* PROBLEM DESCRIPTION *
Copy exactly the lines from the beginning of the data down to and including the line holding "2.38,3.06,2.91,3.01,2.96,2.91,2.91,2.80,2.75,2.59];", without any pictures.

* DATA EXTRACT *
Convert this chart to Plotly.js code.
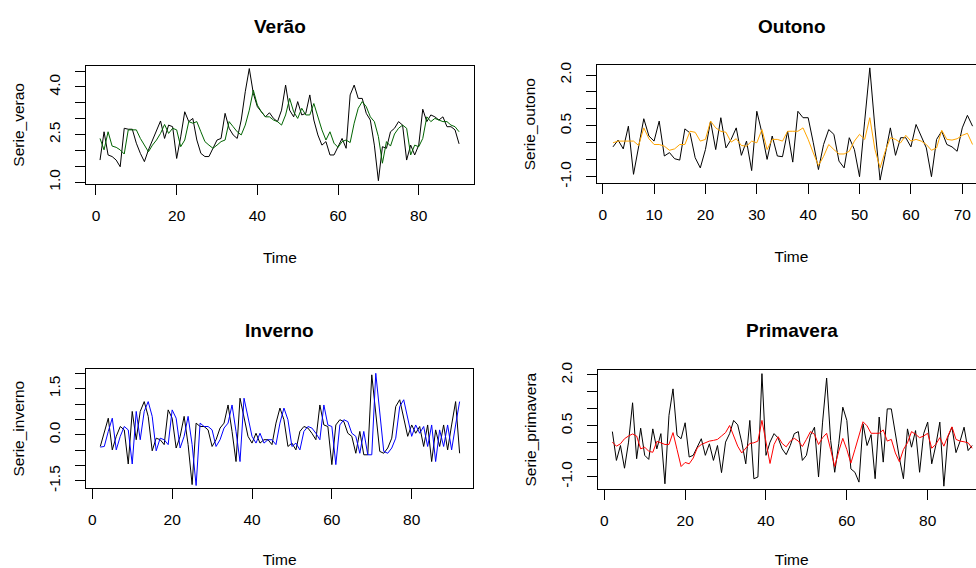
<!DOCTYPE html>
<html>
<head>
<meta charset="utf-8">
<script src="https://cdn.plot.ly/plotly-3.0.1.min.js"></script>
<style>
html,body{margin:0;padding:0;overflow:hidden;background:#fff;width:976px;height:568px;}
#chart{width:1000px;height:568px;}
</style>
</head>
<body>
<div id="chart"></div>
<script>
// ---------- data ----------
const verao_t = Array.from({length: 90}, (_, i) => i + 1);
const verao_obs = [1.70,2.59,1.86,1.81,1.70,1.49,2.70,2.67,2.67,2.23,
  1.91,1.65,2.02,2.33,2.59,2.93,2.38,2.80,2.75,1.75,
  2.43,3.22,2.91,3.01,2.33,1.91,1.81,1.81,2.07,2.33,
  2.38,3.17,2.70,2.49,2.38,2.96,3.85,4.58,3.80,3.38,
  3.22,3.06,3.19,3.01,2.91,3.27,4.06,3.27,3.06,3.54,
  3.12,3.17,3.75,2.96,2.49,2.17,2.28,1.86,1.86,2.12,
  2.38,2.07,3.75,4.06,3.64,3.64,3.17,2.96,2.17,1.05,
  2.12,2.07,2.59,2.70,2.91,2.80,1.70,2.17,1.86,2.17,
  3.30,2.91,3.12,3.06,2.96,3.06,2.75,2.75,2.65,2.21];
const verao_fit = [2.38,2.02,2.59,2.14,2.10,2.02,1.89,2.65,2.65,2.65,
  2.38,2.17,1.96,2.17,2.33,2.54,2.82,2.54,2.70,2.65,
  2.12,2.33,2.91,2.86,2.91,2.59,2.28,2.17,2.07,2.17,
  2.28,2.33,2.91,2.75,2.59,2.49,2.80,3.27,3.90,3.43,
  3.22,3.06,3.06,2.96,2.91,2.80,3.12,3.64,3.22,3.01,
  3.33,3.12,3.12,3.48,3.06,2.65,2.33,2.59,2.23,2.10,
  2.28,2.33,2.25,2.86,3.33,3.54,3.38,3.06,2.91,2.44,
  1.60,2.28,2.14,2.52,2.70,2.80,2.70,1.86,2.17,2.12,
  2.38,3.06,2.91,3.01,2.96,2.91,2.91,2.80,2.75,2.59];

const outono_t = Array.from({length: 71}, (_, i) => i + 2);
const outono_obs = [-0.12,0.08,-0.18,0.49,-0.93,-0.05,0.71,0.20,0.05,0.64,
  -0.39,-0.29,-0.47,-0.51,0.41,0.29,-0.44,-0.74,-0.20,0.64,
  -0.20,0.74,-0.15,0.10,0.44,-0.37,0.05,-0.82,0.93,0.29,
  -0.49,0.20,-0.39,-0.41,0.34,-0.57,0.93,0.74,0.74,0.00,
  -0.79,-0.05,0.39,0.25,-0.54,-0.74,0.15,-0.20,-1.00,0.64,
  2.21,0.44,-1.10,-0.34,0.44,-0.37,0.15,0.15,-0.12,0.54,
  0.20,-0.15,-1.00,0.10,0.34,-0.05,-0.12,-0.25,0.44,0.81,
  0.49];
const outono_fit = [0.00,0.05,0.05,0.05,0.05,-0.08,0.44,0.12,-0.05,-0.05,
  -0.10,-0.22,-0.18,-0.05,-0.05,0.34,0.31,0.05,0.10,0.64,
  0.44,0.34,0.31,0.02,0.12,-0.08,-0.10,0.05,0.00,0.39,
  -0.20,0.10,0.10,0.05,0.34,0.34,0.34,0.44,0.10,-0.30,
  -0.67,-0.40,-0.05,-0.20,-0.33,-0.33,-0.25,0.05,0.25,0.10,
  0.74,-0.20,-0.74,-0.25,0.15,0.10,0.00,0.22,0.05,0.10,
  0.05,-0.05,-0.22,-0.15,0.37,0.10,0.08,0.12,0.22,0.28,
  -0.05];

const inverno_t = Array.from({length: 91}, (_, i) => i + 2);
const inverno_obs = [-0.38,0.11,0.54,-0.49,-0.05,0.27,0.16,-0.95,0.76,-0.16,
  0.76,1.08,0.60,-0.52,-0.11,-0.16,-0.32,0.81,0.54,-0.43,
  -0.05,0.60,-0.32,-1.62,0.38,0.27,0.27,0.16,-0.38,-0.16,
  0.22,0.38,0.97,0.11,-0.87,1.19,0.54,-0.05,-0.27,0.05,
  -0.27,-0.16,-0.16,-0.32,0.38,0.87,0.49,-0.38,-0.27,-0.49,
  0.11,0.27,0.22,0.05,-0.16,0.97,0.32,0.27,-0.97,0.32,
  0.49,0.43,0.05,-0.05,-0.60,0.11,-0.65,-0.65,1.95,0.76,
  -0.54,-0.60,-0.43,-0.11,0.92,1.14,0.54,-0.05,0.32,0.05,
  0.27,-0.38,0.32,-0.87,0.16,-0.38,0.32,-0.49,0.32,1.08,
  -0.60];
const inverno_fit = [-0.40,-0.38,0.11,0.54,-0.49,-0.05,0.27,0.16,-0.95,0.76,
  -0.16,0.76,1.08,0.60,-0.52,-0.11,-0.16,-0.32,0.81,0.54,
  -0.43,-0.05,0.60,-0.32,-1.65,0.38,0.27,0.27,0.16,-0.38,
  -0.16,0.22,0.38,0.97,0.11,-0.87,1.19,0.54,-0.05,-0.27,
  0.05,-0.27,-0.16,-0.16,-0.32,0.38,0.87,0.49,-0.38,-0.27,
  -0.49,0.11,0.27,0.22,0.05,-0.16,0.97,0.32,0.27,-0.97,
  0.32,0.49,0.43,0.05,-0.05,-0.60,0.11,-0.65,-0.65,2.00,
  0.76,-0.54,-0.60,-0.43,-0.11,0.92,1.14,0.54,-0.05,0.32,
  0.05,0.27,-0.38,0.32,-0.87,0.16,-0.38,0.32,-0.49,0.32,
  1.08];

const primavera_t = Array.from({length: 90}, (_, i) => i + 2);
const primavera_obs = [0.33,-0.52,-0.08,-0.75,0.02,1.18,-0.47,0.43,-0.37,-0.49,
  0.41,-0.18,0.27,-1.21,0.81,1.59,0.22,0.12,0.59,-0.42,
  -0.37,-0.13,0.12,-0.37,-0.03,-0.52,-0.08,-0.88,0.02,0.27,
  0.66,0.53,0.02,-0.62,0.66,-1.06,-1.01,2.04,-0.37,0.02,
  0.27,0.14,-0.18,-0.35,-0.08,0.27,0.33,-0.52,-0.37,0.22,
  0.46,-1.01,0.61,1.91,0.07,-0.87,-0.03,1.05,0.66,-0.77,
  -0.87,-1.16,0.56,-0.08,0.24,-1.06,0.76,-0.57,1.00,1.00,
  0.22,-0.45,-1.06,0.41,-0.13,0.36,-0.87,0.27,0.61,-0.62,
  -0.08,0.61,-1.28,0.17,0.46,-0.29,0.04,0.46,-0.23,-0.08];
const primavera_fit = [0.02,-0.10,-0.03,0.12,0.20,0.26,0.20,-0.18,-0.13,-0.25,
  -0.28,0.04,0.00,-0.05,-0.05,0.30,-0.20,-0.70,-0.58,-0.62,
  -0.45,-0.15,-0.05,0.00,0.05,0.07,0.10,0.20,0.30,0.51,
  0.20,-0.10,-0.30,-0.15,-0.02,0.00,0.05,0.66,0.00,-0.61,
  -0.05,0.18,-0.02,-0.12,0.05,0.13,0.05,-0.11,0.10,0.33,
  0.25,-0.05,0.15,0.28,-0.20,-0.70,-0.25,0.13,-0.20,-0.60,
  -0.20,0.20,0.62,0.50,0.28,0.28,0.28,0.38,0.05,0.10,
  -0.30,-0.56,-0.20,0.00,0.33,0.25,0.15,0.20,0.28,-0.16,
  -0.05,0.15,-0.10,0.20,0.47,0.10,0.05,0.03,0.00,-0.16];

const titles = ['Verão', 'Outono', 'Inverno', 'Primavera'];
const ytitles = ['Serie_verao', 'Serie_outono', 'Serie_inverno', 'Serie_primavera'];
const xtitle = 'Time';

const verao_yticks = [1.0,1.5,2.0,2.5,3.0,3.5,4.0,4.5];
const verao_ylabels = ['1.0','','','2.5','','','4.0',''];
const outono_yticks = [-1.0,-0.5,0.0,0.5,1.0,1.5,2.0];
const outono_ylabels = ['-1.0','','','0.5','','','2.0'];
const inverno_yticks = [-1.5,-1.0,-0.5,0.0,0.5,1.0,1.5,2.0];
const inverno_ylabels = ['-1.5','','','0.0','','','1.5',''];
const primavera_yticks = [-1.0,-0.5,0.0,0.5,1.0,1.5,2.0];
const primavera_ylabels = ['-1.0','','','0.5','','','2.0'];
const x_ticks20 = [0,20,40,60,80];
const x_ticks10 = [0,10,20,30,40,50,60,70];

// ---------- chart ----------
const W = 1000, H = 568;
const FONT = 'Liberation Sans, Arial, sans-serif';
const px = v => v / W;
const py = v => 1 - v / H;

function line(x, y, color, ax) {
  return {x: x, y: y, type: 'scatter', mode: 'lines', line: {color: color, width: 1},
          xaxis: 'x' + ax, yaxis: 'y' + ax, hoverinfo: 'skip', showlegend: false};
}

const data = [
  line(verao_t, verao_obs, '#000000', ''),
  line(verao_t, verao_fit, '#006400', ''),
  line(outono_t, outono_obs, '#000000', '2'),
  line(outono_t, outono_fit, '#FFA500', '2'),
  line(inverno_t, inverno_obs, '#000000', '3'),
  line(inverno_t, inverno_fit, '#0000FF', '3'),
  line(primavera_t, primavera_obs, '#000000', '4'),
  line(primavera_t, primavera_fit, '#FF0000', '4')
];
data[0].xaxis = 'x'; data[0].yaxis = 'y';
data[1].xaxis = 'x'; data[1].yaxis = 'y';

const baseAxis = {
  showline: true, mirror: true, linecolor: '#000', linewidth: 1,
  ticks: 'outside', ticklen: 10, tickwidth: 1, tickcolor: '#000',
  showgrid: false, zeroline: false, fixedrange: true,
  tickfont: {family: FONT, size: 15.5, color: '#000'}
};
function xax(domL, domR, range, ticks, anchor) {
  return Object.assign({}, baseAxis, {
    domain: [px(domL), px(domR)], range: range, anchor: anchor,
    tickmode: 'array', tickvals: ticks, ticktext: ticks.map(String),
    ticklabelstandoff: 7,
    title: {text: xtitle, font: {family: FONT, size: 15.5, color: '#000'}, standoff: 29}
  });
}
function yax(domB, domT, range, ticks, labels, ttl, anchor) {
  return Object.assign({}, baseAxis, {
    domain: [py(domB), py(domT)], range: range, anchor: anchor,
    tickmode: 'array', tickvals: ticks, ticktext: labels, tickangle: -90,
    ticklabelstandoff: 9,
    title: {text: ttl, font: {family: FONT, size: 15.5, color: '#000'}, standoff: 17}
  });
}

const titleFont = {family: FONT, size: 19, color: '#000', weight: 'bold'};
function ttl(text, x, y) {
  return {text: text, x: px(x), y: py(y), xref: 'paper', yref: 'paper',
          xanchor: 'center', yanchor: 'middle', showarrow: false, font: titleFont};
}

const layout = {
  width: W, height: H,
  margin: {l: 0, r: 0, t: 0, b: 0},
  paper_bgcolor: '#fff', plot_bgcolor: '#fff',
  showlegend: false,
  xaxis:  xax(85.7, 474, [-2.55, 93.7], x_ticks20, 'y'),
  yaxis:  yax(184, 65.7, [0.946, 4.67], verao_yticks, verao_ylabels, ytitles[0], 'x'),
  xaxis2: xax(597.3, 985.6, [-1.05, 74.54], x_ticks10, 'y2'),
  yaxis2: yax(183.3, 65, [-1.195, 2.295], outono_yticks, outono_ylabels, ytitles[1], 'x2'),
  xaxis3: xax(86, 473.3, [-1.58, 95.43], x_ticks20, 'y3'),
  yaxis3: yax(488.3, 369, [-1.74, 2.14], inverno_yticks, inverno_ylabels, ytitles[2], 'x3'),
  xaxis4: xax(597.7, 985.7, [-1.63, 94.35], x_ticks20, 'y4'),
  yaxis4: yax(489.3, 370, [-1.372, 2.147], primavera_yticks, primavera_ylabels, ytitles[3], 'x4'),
  annotations: [
    ttl(titles[0], 279.5, 27),
    ttl(titles[1], 791.5, 27),
    ttl(titles[2], 279.5, 331),
    ttl(titles[3], 791.5, 331)
  ]
};

Plotly.newPlot('chart', data, layout, {displayModeBar: false, staticPlot: true});
</script>
</body>
</html>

* WRITTEN REPLY *
Convert this chart to Plotly.js code.
<!DOCTYPE html>
<html>
<head>
<meta charset="utf-8">
<script src="https://cdn.plot.ly/plotly-3.0.1.min.js"></script>
<style>
html,body{margin:0;padding:0;overflow:hidden;background:#fff;width:976px;height:568px;}
#chart{width:1000px;height:568px;}
</style>
</head>
<body>
<div id="chart"></div>
<script>
// ---------- data ----------
const verao_t = Array.from({length: 90}, (_, i) => i + 1);
const verao_obs = [1.70,2.59,1.86,1.81,1.70,1.49,2.70,2.67,2.67,2.23,
  1.91,1.65,2.02,2.33,2.59,2.93,2.38,2.80,2.75,1.75,
  2.43,3.22,2.91,3.01,2.33,1.91,1.81,1.81,2.07,2.33,
  2.38,3.17,2.70,2.49,2.38,2.96,3.85,4.58,3.80,3.38,
  3.22,3.06,3.19,3.01,2.91,3.27,4.06,3.27,3.06,3.54,
  3.12,3.17,3.75,2.96,2.49,2.17,2.28,1.86,1.86,2.12,
  2.38,2.07,3.75,4.06,3.64,3.64,3.17,2.96,2.17,1.05,
  2.12,2.07,2.59,2.70,2.91,2.80,1.70,2.17,1.86,2.17,
  3.30,2.91,3.12,3.06,2.96,3.06,2.75,2.75,2.65,2.21];
const verao_fit = [2.38,2.02,2.59,2.14,2.10,2.02,1.89,2.65,2.65,2.65,
  2.38,2.17,1.96,2.17,2.33,2.54,2.82,2.54,2.70,2.65,
  2.12,2.33,2.91,2.86,2.91,2.59,2.28,2.17,2.07,2.17,
  2.28,2.33,2.91,2.75,2.59,2.49,2.80,3.27,3.90,3.43,
  3.22,3.06,3.06,2.96,2.91,2.80,3.12,3.64,3.22,3.01,
  3.33,3.12,3.12,3.48,3.06,2.65,2.33,2.59,2.23,2.10,
  2.28,2.33,2.25,2.86,3.33,3.54,3.38,3.06,2.91,2.44,
  1.60,2.28,2.14,2.52,2.70,2.80,2.70,1.86,2.17,2.12,
  2.38,3.06,2.91,3.01,2.96,2.91,2.91,2.80,2.75,2.59];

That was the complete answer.